10:3803/10/2011Posted by Dave StuartNo Comments

Insomniac’s Playstation3 exclusive series has always had clear ambitions to be viewed in the same light as the Halo series is for Microsoft, but thus far it has somewhat struggled along the way. The original game was the standout of the PS3’s launch line-up, a fact that unfortunately said more about the lack of notable titles than the game’s inherent quality. Resistance 2 upped the ante in terms of the both scale and ambition back in 2008, at which point the central conceit of an alternative history when aliens invaded in the 1940’s still held some appeal but the game itself failed to really distinguish itself from the crowd, despite being a perfectly competent and enjoyable shooter.

From the opening minutes of Resistance 3 it’s clear that Insomniac returned to the drawing board and has taken a different tack this time around. For starters the game features a new protagonist, Joseph Capelli, a family man holing out in Haven, Oklahoma with his wife, son and small band of survivors. Set four years after the events of Resistance 2 it becomes clear early on that things have taken a turn for the worse and that mankind has all but lost the war. The Chimera have taken over the planet and the pockets of humanity that make up the resistance are largely now just struggling to survive.

The early sequences around the town of Haven, Oklahoma really bring this message home, and it’s a stark lesson in storytelling through design and atmosphere. There are infrequent pre-rendered cut-scenes throughout the game but it is at its most effective when the rundown environments, and characters, are allowed to speak for themselves. As such there is a much more sombre tone to the game than the more over the top excess of the series so far. This is ably assisted by the games’ new graphics engine which impresses from the off, with the deep earthy tones and gorgeous lighting being a real step up for the series, and helping to ground and establish the harsh reality the game presents you with.

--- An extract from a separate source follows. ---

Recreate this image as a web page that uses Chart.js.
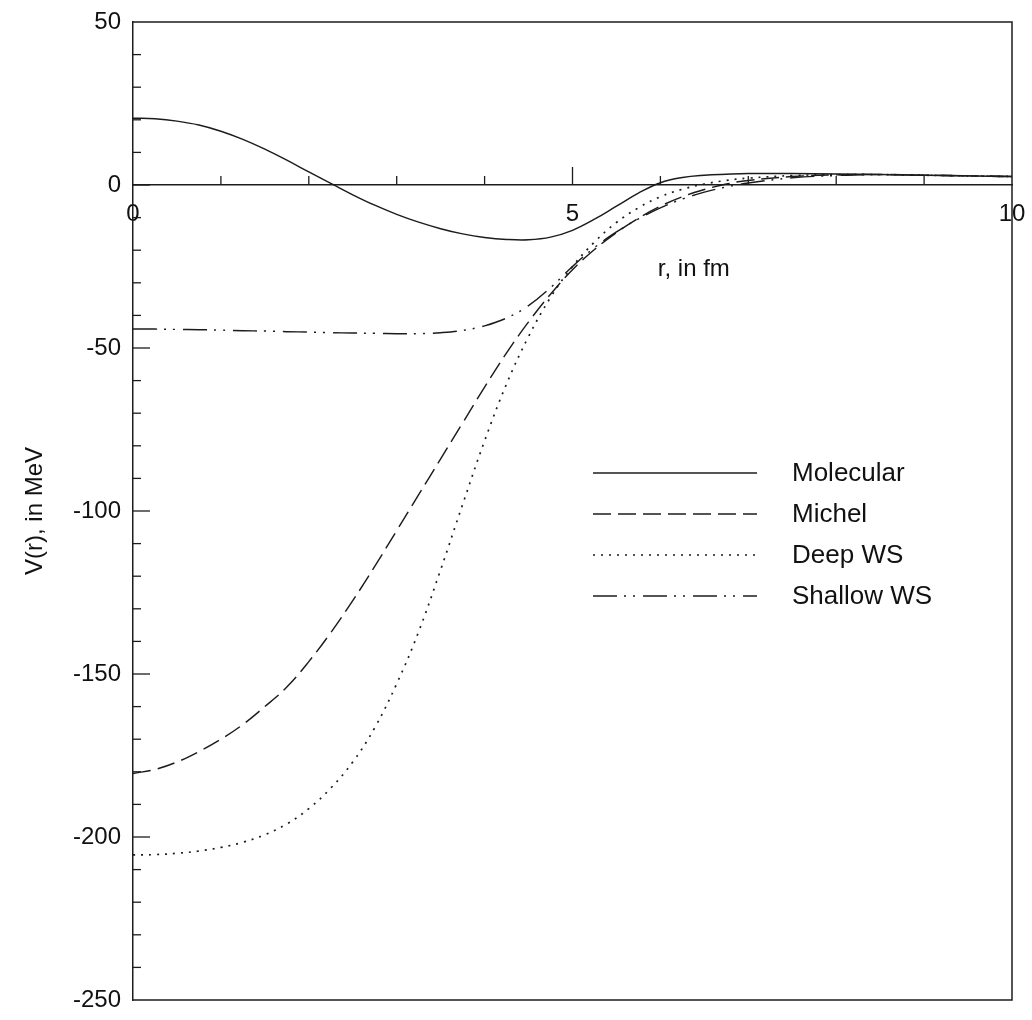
<!DOCTYPE html>
<html><head><meta charset="utf-8">
<script src="https://cdn.jsdelivr.net/npm/chart.js@4.4.0/dist/chart.umd.min.js"></script>
<style>html,body{margin:0;padding:0;background:#fff;}#wrap{width:1032px;height:1020px;}</style>
</head><body><div id="wrap"><canvas id="c" width="1032" height="1020"></canvas></div>
<script>
// ---- data ----
const rValues   = [0, 0.25, 0.5, 0.75, 1, 1.25, 1.5, 1.75, 2, 2.25, 2.5, 2.75, 3, 3.25, 3.5, 3.75, 4, 4.25, 4.5, 4.75, 5, 5.25, 5.5, 5.75, 6, 6.25, 6.5, 6.75, 7, 7.5, 8, 8.5, 9, 9.5, 10];
const molecular = [20.5, 20.3, 19.6, 18.4, 16.5, 14.0, 11.0, 7.6, 4.0, 0.5, -3.0, -6.2, -9.0, -11.4, -13.4, -15.0, -16.1, -16.7, -16.8, -16.0, -13.9, -10.5, -6.5, -2.5, 0.7, 2.3, 3.0, 3.3, 3.5, 3.5, 3.4, 3.2, 3.0, 2.8, 2.6];
const michel    = [-180.5, -179.3, -177, -173.8, -170, -165.5, -160, -154, -146.2, -137.3, -127.5, -117, -106, -95, -84, -73, -62, -51.5, -42, -33.5, -26, -19.8, -14.6, -10.2, -6.5, -3.6, -1.4, 0.3, 1.4, 2.6, 3.1, 3.2, 3.0, 2.8, 2.6];
const deepWS    = [-205.5, -205.4, -205, -204.3, -203.2, -201.6, -199.3, -196, -191.3, -185, -177, -166.5, -153, -137, -118, -98, -78.5, -61, -46.5, -34.5, -25, -17.5, -11.5, -7, -3.6, -1.3, 0.3, 1.4, 2.1, 2.9, 3.2, 3.2, 3.0, 2.8, 2.6];
const shallowWS = [-44.2, -44.2, -44.3, -44.4, -44.5, -44.7, -44.8, -45, -45.1, -45.3, -45.4, -45.5, -45.6, -45.6, -45.3, -44.6, -43.2, -40.8, -37, -31.5, -25, -19.2, -14.4, -10.4, -7, -4.3, -2.2, -0.6, 0.6, 2.2, 2.9, 3.2, 3.0, 2.8, 2.6];
const seriesNames = ['Molecular', 'Michel', 'Deep WS', 'Shallow WS'];
const xTickLabels = [0, 5, 10];
const yTickLabels = [50, 0, -50, -100, -150, -200, -250];
const xTitle = 'r, in fm';
const yTitle = 'V(r), in MeV';

const FONT = 'Arial, "Liberation Sans", Helvetica, sans-serif';
const INK = '#1c1c1c';
const dashes = [[], [18, 7], [2, 6], [24, 7, 2, 7, 2, 8]];
const seriesValues = [molecular, michel, deepWS, shallowWS];

Chart.defaults.font.family = FONT;

const datasets = seriesValues.map((vals, i) => ({
  label: seriesNames[i],
  data: rValues.map((r, k) => ({x: r, y: vals[k]})),
  borderColor: INK,
  borderWidth: i === 2 ? 1.7 : 1.45,
  borderDash: dashes[i],
  pointRadius: 0,
  fill: false,
  tension: 0.4
}));

function noPad(s) { s.paddingTop = 0; s.paddingBottom = 0; s.paddingLeft = 0; s.paddingRight = 0; }

const decor = {
  id: 'decor',
  afterDraw(chart) {
    const {ctx, chartArea: a, scales: {x, y}} = chart;
    ctx.save();
    ctx.strokeStyle = INK;
    ctx.lineWidth = 1.5;
    ctx.setLineDash([]);
    // frame top / right / bottom
    ctx.beginPath();
    ctx.moveTo(a.left, a.top); ctx.lineTo(a.right, a.top);
    ctx.lineTo(a.right, a.bottom); ctx.lineTo(a.left, a.bottom);
    ctx.stroke();
    // y inward ticks
    ctx.lineWidth = 1.3;
    for (let v = -240; v < 50; v += 10) {
      const py = y.getPixelForValue(v);
      const len = v % 50 === 0 ? 17 : 8;
      ctx.beginPath(); ctx.moveTo(a.left, py); ctx.lineTo(a.left + len, py); ctx.stroke();
    }
    // x ticks on the zero line (upward)
    const y0 = y.getPixelForValue(0);
    for (let v = 1; v < 10; v++) {
      const px = x.getPixelForValue(v);
      const len = v % 5 === 0 ? 18 : 9;
      ctx.beginPath(); ctx.moveTo(px, y0); ctx.lineTo(px, y0 - len); ctx.stroke();
    }
    // x title
    ctx.fillStyle = '#111';
    ctx.font = '24px ' + FONT;
    ctx.textAlign = 'center';
    ctx.textBaseline = 'middle';
    ctx.fillText(xTitle, x.getPixelForValue(6.38), y.getPixelForValue(-26));
    // legend
    ctx.textAlign = 'left';
    ctx.font = '26px ' + FONT;
    const lx0 = a.left + 460, lx1 = a.left + 624, tx = a.left + 659;
    chart.data.datasets.forEach((ds, i) => {
      const ly = a.top + 451 + i * 41;
      ctx.strokeStyle = INK;
      ctx.lineWidth = ds.borderWidth;
      ctx.setLineDash(ds.borderDash);
      ctx.beginPath(); ctx.moveTo(lx0, ly); ctx.lineTo(lx1, ly); ctx.stroke();
      ctx.setLineDash([]);
      ctx.fillText(ds.label, tx, ly + 1);
    });
    ctx.restore();
  }
};

new Chart(document.getElementById('c'), {
  type: 'line',
  data: {datasets},
  options: {
    responsive: false,
    devicePixelRatio: 1,
    animation: false,
    layout: {padding: {left: 0, right: 20, top: 22, bottom: 20}},
    plugins: {legend: {display: false}, tooltip: {enabled: false}},
    events: [],
    scales: {
      x: {
        type: 'linear', min: 0, max: 10,
        position: {y: 0},
        afterFit: s => { s.height = 0; noPad(s); },
        grid: {drawOnChartArea: false, drawTicks: false},
        border: {display: true, color: INK, width: 1.5},
        ticks: {
          stepSize: 1, autoSkip: false, maxRotation: 0, padding: 15,
          color: '#111', font: {size: 24},
          callback: v => xTickLabels.includes(v) ? String(v) : ''
        }
      },
      y: {
        type: 'linear', min: -250, max: 50,
        afterFit: s => { s.width = 133; noPad(s); },
        grid: {drawOnChartArea: false, drawTicks: false},
        border: {display: true, color: INK, width: 1.5},
        title: {display: true, text: yTitle, color: '#111', font: {size: 24}, padding: {top: 21, bottom: 0}},
        ticks: {
          stepSize: 10, autoSkip: false, padding: 12,
          color: '#111', font: {size: 24},
          callback: v => yTickLabels.includes(v) ? String(v) : ''
        }
      }
    }
  },
  plugins: [decor]
});
</script>
</body></html>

You are soon reunited with Dr Malikov and charged with making your way to New York City to stop a tower that is threatening to slowly freeze the planet. So begins what is effectively the gaming version of a road-movie, whisking you through a variety of markedly different environments and in the process lining you up against some expertly designed set-pieces. From dilapidated prisons, to rundown factories and eerie fog-covered waterways there are elements of horror neatly woven into Resistance 3’s gameplay that make a welcome change from the generic sci-fi it can often fall back on. Some of these smaller, more atmospheric encounters are the strongest in the game, though they are closely matched by some enjoyably creative boss fights.

One thing the Resistance games have always had in their favour is a strong arsenal, and Resistance 3 more than continues this trend. At regular intervals you are equipped with new pieces of hardware, each with multiple functions, distinct combat advantages, as well as a neat upgrading facility that rewards usage, and encourages you to experiment with as many weapons as possible within the campaign. In fact one of the best things the game does is never limit your combat options, allowing you to hold multiple weapons at once and being generous with ammo means you don’t have to restrict your use of the best weapon, allowing you to enter each combat situation with a plethora of options. Whether you are sniping with the Deadeye, shooting through walls with the Auger (a welcome holdover from the other games) or even discovering the disgusting, but hugely enjoyable effects of the Mutator, the weapons are clearly the star of the show and don’t disappoint.

The gunplay in the game is very satisfying; sure, the Chimera aren’t the smartest enemies, but there is enough variety in types and sheer numbers to make the game a challenge in places and the various locations are usually well designed for these encounters, featuring multi-levelled structures and multiple paths that always give you options. The reversion to a fixed health system as per the first Resistance game is another addition that changes the way you play the game; with no regeneration you are encouraged to constantly press forward rather than hang back and pick enemies off from a distance.